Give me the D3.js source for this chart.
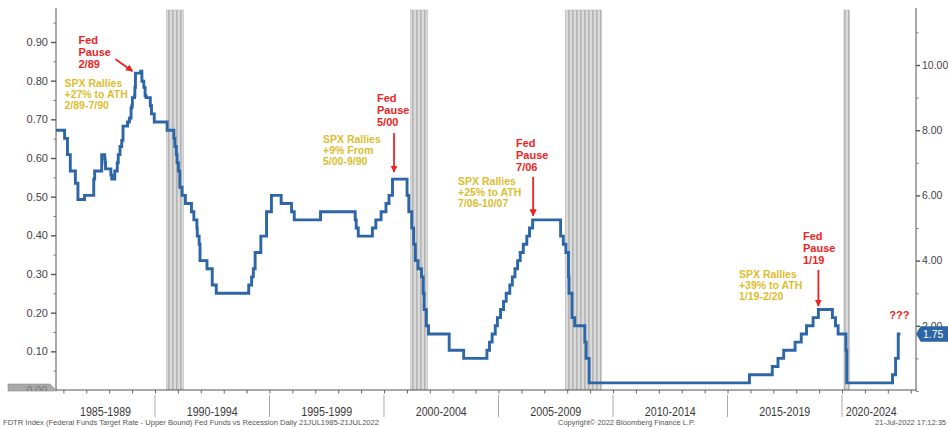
<!DOCTYPE html>
<html><head><meta charset="utf-8">
<script src="https://cdn.jsdelivr.net/npm/d3@7"></script>
<style>
html,body{margin:0;padding:0;background:#fff;}
svg{display:block;font-family:"Liberation Sans",Arial,sans-serif;}
</style></head>
<body>
<svg id="chart" width="948" height="427"></svg>
<script>
// ---------------- DATA ----------------
const rateDates = ["1985-07-21","1986-01-20","1986-03-07","1986-04-21","1986-07-11","1986-08-21","1986-12-04",
"1987-04-30","1987-05-15","1987-09-04","1987-10-22","1987-10-28","1987-11-04","1988-01-28","1988-02-11","1988-03-30",
"1988-05-09","1988-05-25","1988-06-22","1988-07-19","1988-08-08","1988-08-09","1988-10-20","1988-11-17","1988-11-22",
"1988-12-15","1988-12-29","1989-01-05","1989-02-09","1989-02-14","1989-02-23","1989-02-24","1989-05-17","1989-06-06",
"1989-06-07","1989-07-07","1989-07-27","1989-08-10","1989-10-18","1989-11-06","1989-12-20","1990-07-13","1990-10-29",
"1990-11-14","1990-12-07","1990-12-19","1991-01-09","1991-02-01","1991-03-08","1991-04-30","1991-08-06","1991-09-13",
"1991-10-31","1991-11-06","1991-12-06","1991-12-20","1992-04-09","1992-07-02","1992-09-04","1994-02-04","1994-03-22",
"1994-04-18","1994-05-17","1994-08-16","1994-11-15","1995-02-01","1995-07-06","1995-12-19","1996-01-31","1997-03-25",
"1998-09-29","1998-10-15","1998-11-17","1999-06-30","1999-08-24","1999-11-16","2000-02-02","2000-03-21","2000-05-16",
"2001-01-03","2001-01-31","2001-03-20","2001-04-18","2001-05-15","2001-06-27","2001-08-21","2001-09-17","2001-10-02",
"2001-11-06","2001-12-11","2002-11-06","2003-06-25","2004-06-30","2004-08-10","2004-09-21","2004-11-10","2004-12-14",
"2005-02-02","2005-03-22","2005-05-03","2005-06-30","2005-08-09","2005-09-20","2005-11-01","2005-12-13","2006-01-31",
"2006-03-28","2006-05-10","2006-06-29","2007-09-18","2007-10-31","2007-12-11","2008-01-22","2008-01-30","2008-03-18",
"2008-04-30","2008-10-08","2008-10-29","2008-12-16","2015-12-17","2016-12-15","2017-03-16","2017-06-15","2017-12-14",
"2018-03-22","2018-06-14","2018-09-27","2018-12-20","2019-08-01","2019-09-19","2019-10-31","2020-03-04","2020-03-16",
"2022-03-17","2022-05-05","2022-06-16","2022-07-21"];
const rateValues = [8.0,7.75,7.25,6.75,6.375,5.875,6.0,
6.5,6.75,7.25,7.125,7.0,6.8125,6.625,6.5,6.75,
7.0,7.25,7.5,7.6875,7.75,8.125,8.25,8.3125,8.375,
8.6875,8.75,9.0,9.0625,9.3125,9.5625,9.75,9.8125,9.5625,
9.5,9.3125,9.0625,9.0,8.75,8.5,8.25,8.0,7.75,
7.5,7.25,7.0,6.75,6.25,6.0,5.75,5.5,5.25,
5.0,4.75,4.5,4.0,3.75,3.25,3.0,3.25,3.5,
3.75,4.25,4.75,5.5,6.0,5.75,5.5,5.25,5.5,
5.25,5.0,4.75,5.0,5.25,5.5,5.75,6.0,6.5,
6.0,5.5,5.0,4.5,4.0,3.75,3.5,3.0,2.5,
2.0,1.75,1.25,1.0,1.25,1.5,1.75,2.0,2.25,
2.5,2.75,3.0,3.25,3.5,3.75,4.0,4.25,4.5,
4.75,5.0,5.25,4.75,4.5,4.25,3.5,3.0,2.25,
2.0,1.5,1.0,0.25,0.5,0.75,1.0,1.25,1.5,
1.75,2.0,2.25,2.5,2.25,2.0,1.75,1.25,0.25,
0.5,1.0,1.75,1.75];

const recessionStarts = ["1990-07-01","2001-03-01","2007-12-01","2020-02-01"];
const recessionEnds   = ["1991-03-31","2001-11-30","2009-06-30","2020-04-30"];

const periodLabels = ["1985-1989","1990-1994","1995-1999","2000-2004","2005-2009","2010-2014","2015-2019","2020-2024"];
const periodStarts = ["1985-01-01","1990-01-01","1995-01-01","2000-01-01","2005-01-01","2010-01-01","2015-01-01","2020-01-01"];

const leftTicks  = [0.10,0.20,0.30,0.40,0.50,0.60,0.70,0.80,0.90];
const rightTicks = [2,4,6,8,10];

const pauseDates  = ["1989-02-24","2000-05-16","2006-06-29","2018-12-20"];
const pauseValues = [9.75,6.5,5.25,2.5];
const pauseLabels = ["2/89","5/00","7/06","1/19"];
const spxLine1 = ["SPX Rallies","SPX Rallies","SPX Rallies","SPX Rallies"];
const spxLine2 = ["+27% to ATH","+9% From","+25% to ATH","+39% to ATH"];
const spxLine3 = ["2/89-7/90","5/00-9/90","7/06-10/07","1/19-2/20"];

const lastValueLabel = "1.75";
const footerLeft = "FDTR Index (Federal Funds Target Rate - Upper Bound) Fed Funds vs Recession  Daily 21JUL1985-21JUL2022";
const footerMid = "Copyright\u00A9 2022 Bloomberg Finance L.P.";
const footerRight = "21-Jul-2022 17:12:35";

// ---------------- LAYOUT ----------------
const parse = d3.timeParse("%Y-%m-%d");
const L = 56, R = 916, T = 8, B = 390;
const BLUE = "#2c66a6", RED = "#ee2424", GOLD = "#dcbd2e";

const x = d3.scaleTime().domain([new Date(1990,0,1), new Date(2020,0,1)]).range([155, 842]);
const yR = d3.scaleLinear().domain([0,10]).range([391,65]);
const yL = d3.scaleLinear().domain([0,0.9]).range([390,42]);

const svg = d3.select("#chart");
const defs = svg.append("defs");
defs.append("clipPath").attr("id","plotclip").append("rect")
  .attr("x",L).attr("y",T).attr("width",R-L).attr("height",B-T);
const pat = defs.append("pattern").attr("id","stripes").attr("patternUnits","userSpaceOnUse")
  .attr("width",4).attr("height",10);
pat.append("rect").attr("width",4).attr("height",10).attr("fill","#dadada");
pat.append("rect").attr("width",1.6).attr("height",10).attr("fill","#b4b4b4");

const plot = svg.append("g").attr("clip-path","url(#plotclip)");

// recession bands
plot.selectAll("rect.rec").data(recessionStarts.map((s,i)=>({s:parse(s),e:parse(recessionEnds[i])})))
  .enter().append("rect").attr("class","rec")
  .attr("x",d=>x(d.s)).attr("width",d=>x(d.e)-x(d.s))
  .attr("y",T+2).attr("height",B-T-2)
  .attr("fill","url(#stripes)").attr("stroke","#bdbdbd").attr("stroke-width",0.6);

// rate line
const rateData = rateDates.map((d,i)=>({date:parse(d), v:rateValues[i]}));
const line = d3.line().x(d=>x(d.date)).y(d=>yR(d.v)).curve(d3.curveStepAfter);
plot.append("path").datum(rateData).attr("d",line)
  .attr("fill","none").attr("stroke",BLUE).attr("stroke-width",2.9).attr("stroke-linejoin","miter");

// axes lines
svg.append("line").attr("x1",L).attr("x2",L).attr("y1",T).attr("y2",B).attr("stroke","#555");
svg.append("line").attr("x1",R).attr("x2",R).attr("y1",T).attr("y2",B).attr("stroke","#555");
svg.append("line").attr("x1",L).attr("x2",R+1).attr("y1",B).attr("y2",B).attr("stroke","#555");

// left axis
const leftAxis = d3.axisLeft(yL).tickValues(leftTicks).tickFormat(d3.format(".2f")).tickSize(5).tickPadding(3);
const gl = svg.append("g").attr("transform",`translate(${L},0)`).call(leftAxis);
gl.select(".domain").remove();
gl.selectAll("text").attr("font-size",11).attr("fill","#444").attr("font-family","Liberation Sans, Arial, sans-serif");
gl.selectAll("line").attr("stroke","#555").attr("stroke-width",1.4);
const gl2 = svg.append("g").attr("transform",`translate(${L},0)`)
  .call(d3.axisLeft(yL).tickValues(d3.range(0.05,0.96,0.1)).tickFormat("").tickSize(2.5));
gl2.select(".domain").remove(); gl2.selectAll("line").attr("stroke","#777");

// right axis
const gr = svg.append("g").attr("transform",`translate(${R},0)`)
  .call(d3.axisRight(yR).tickValues(rightTicks).tickFormat(d3.format(".2f")).tickSize(4).tickPadding(2));
gr.select(".domain").remove();
gr.selectAll("text").attr("font-size",10.5).attr("fill","#444").attr("font-family","Liberation Sans, Arial, sans-serif");
gr.selectAll("line").attr("stroke","#555").attr("stroke-width",1.4);
const gr2 = svg.append("g").attr("transform",`translate(${R},0)`)
  .call(d3.axisRight(yR).tickValues([0,1,3,5,7,9,11]).tickFormat("").tickSize(2.5));
gr2.select(".domain").remove(); gr2.selectAll("line").attr("stroke","#777");

// bottom axis (yearly ticks)
const years = d3.timeYear.range(new Date(1986,0,1), new Date(2024,0,1)).filter(d=>x(d)>L && x(d)<R);
const gb = svg.append("g").attr("transform",`translate(0,${B})`)
  .call(d3.axisBottom(x).tickValues(years).tickFormat("").tickSize(3.5));
gb.select(".domain").remove(); gb.selectAll("line").attr("stroke","#666");

// period separators & labels
const dataStart = rateData[0].date, dataEnd = rateData[rateData.length-1].date;
const clampX = v => Math.max(L, Math.min(R, v));
periodStarts.forEach((s,i)=>{
  const ps = parse(s);
  const pe = d3.timeYear.offset(ps,5);
  if (i>0) {
    svg.append("line").attr("x1",x(ps)).attr("x2",x(ps)).attr("y1",B+5).attr("y2",B+27)
      .attr("stroke","#aaa").attr("stroke-width",1);
  }
  const a = clampX(x(ps < dataStart ? dataStart : ps));
  const b = clampX(x(pe > dataEnd ? dataEnd : pe));
  svg.append("text").attr("x",(a+b)/2).attr("y",B+26).attr("text-anchor","middle")
    .attr("font-size",12.5).attr("fill","#3a3a3a")
    .attr("textLength",51).attr("lengthAdjust","spacingAndGlyphs")
    .text(periodLabels[i]);
});

// 0.00 gray tag (recession series value)
const tag0 = svg.append("g");
tag0.append("path").attr("d",`M8,${B-6} L50,${B-6} L57,${B+1} L8,${B+1} Z`).attr("fill","#a9a9a9").attr("stroke","#8a8a8a").attr("stroke-width",0.6);
defs.append("clipPath").attr("id","tagclip").append("rect").attr("x",8).attr("y",B-6).attr("width",50).attr("height",7);
tag0.append("text").attr("clip-path","url(#tagclip)").attr("x",47).attr("y",B+4).attr("text-anchor","end")
  .attr("font-size",10.5).attr("fill","#7a7a7a").text("0.00");

// last value tag
const lv = rateData[rateData.length-1];
const ty = yR(lv.v);
svg.append("path").attr("d",`M${R+1},${ty} L${R+5},${ty-7} L948,${ty-7} L948,${ty+7} L${R+5},${ty+7} Z`)
  .attr("fill",BLUE).attr("stroke",BLUE).attr("stroke-linejoin","round").attr("stroke-width",1.5);
svg.append("text").attr("x",R+7).attr("y",ty+4).attr("font-size",10.5).attr("fill","#fff").text(lastValueLabel);

// "???"
svg.append("text").attr("x",x(lv.date)-1).attr("y",ty-15).attr("text-anchor","middle")
  .attr("font-size",11).attr("font-weight","bold").attr("fill",RED).text("???");

// annotations
defs.append("marker").attr("id","arrowhead").attr("viewBox","0 0 10 10").attr("refX",9).attr("refY",5)
  .attr("markerWidth",4).attr("markerHeight",4).attr("orient","auto")
  .append("path").attr("d","M0,0 L10,5 L0,10 Z").attr("fill",RED);

const annLayout = [
  {a0:[-20,-14], a1:[-3,-2],   fx:-57,   fy:-29, sx:-71,   sy:14},
  {a0:[1.5,-46], a1:[1.5,-7],  fx:-15.5, fy:-77, sx:-69.5, sy:-36},
  {a0:[0.5,-43], a1:[0.5,-4],  fx:-16.6, fy:-73, sx:-74.6, sy:-35},
  {a0:[0,-39.5], a1:[0,-3.5],  fx:-15.4, fy:-69.5, sx:-79.4, sy:-31.5}
];
pauseDates.forEach((d,i)=>{
  const px = x(parse(d)), py = yR(pauseValues[i]);
  const lay = annLayout[i];
  const g = svg.append("g").attr("font-weight","bold");
  g.append("line").attr("x1",px+lay.a0[0]).attr("y1",py+lay.a0[1])
    .attr("x2",px+lay.a1[0]).attr("y2",py+lay.a1[1])
    .attr("stroke",RED).attr("stroke-width",1.8).attr("marker-end","url(#arrowhead)");
  ["Fed","Pause",pauseLabels[i]].forEach((t,k)=>{
    g.append("text").attr("x",px+lay.fx).attr("y",py+lay.fy+k*12)
      .attr("font-size",11).attr("fill",RED).text(t);
  });
  [spxLine1[i],spxLine2[i],spxLine3[i]].forEach((t,k)=>{
    g.append("text").attr("x",px+lay.sx).attr("y",py+lay.sy+k*11)
      .attr("font-size",10.5).attr("fill",GOLD).text(t);
  });
});

// footer
const ft = svg.append("g").attr("font-size",7.5).attr("fill","#555");
ft.append("text").attr("x",3).attr("y",425).attr("textLength",376).attr("lengthAdjust","spacingAndGlyphs").text(footerLeft);
ft.append("text").attr("x",558).attr("y",425).attr("textLength",137).attr("lengthAdjust","spacingAndGlyphs").text(footerMid);
ft.append("text").attr("x",946).attr("y",425).attr("text-anchor","end").text(footerRight);
</script>
</body></html>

○ ○ ○

◆ **Problem description**
For the material, find the number of lines holding the word "chart" and give that figure and nothing more.

◆ **Result below**
3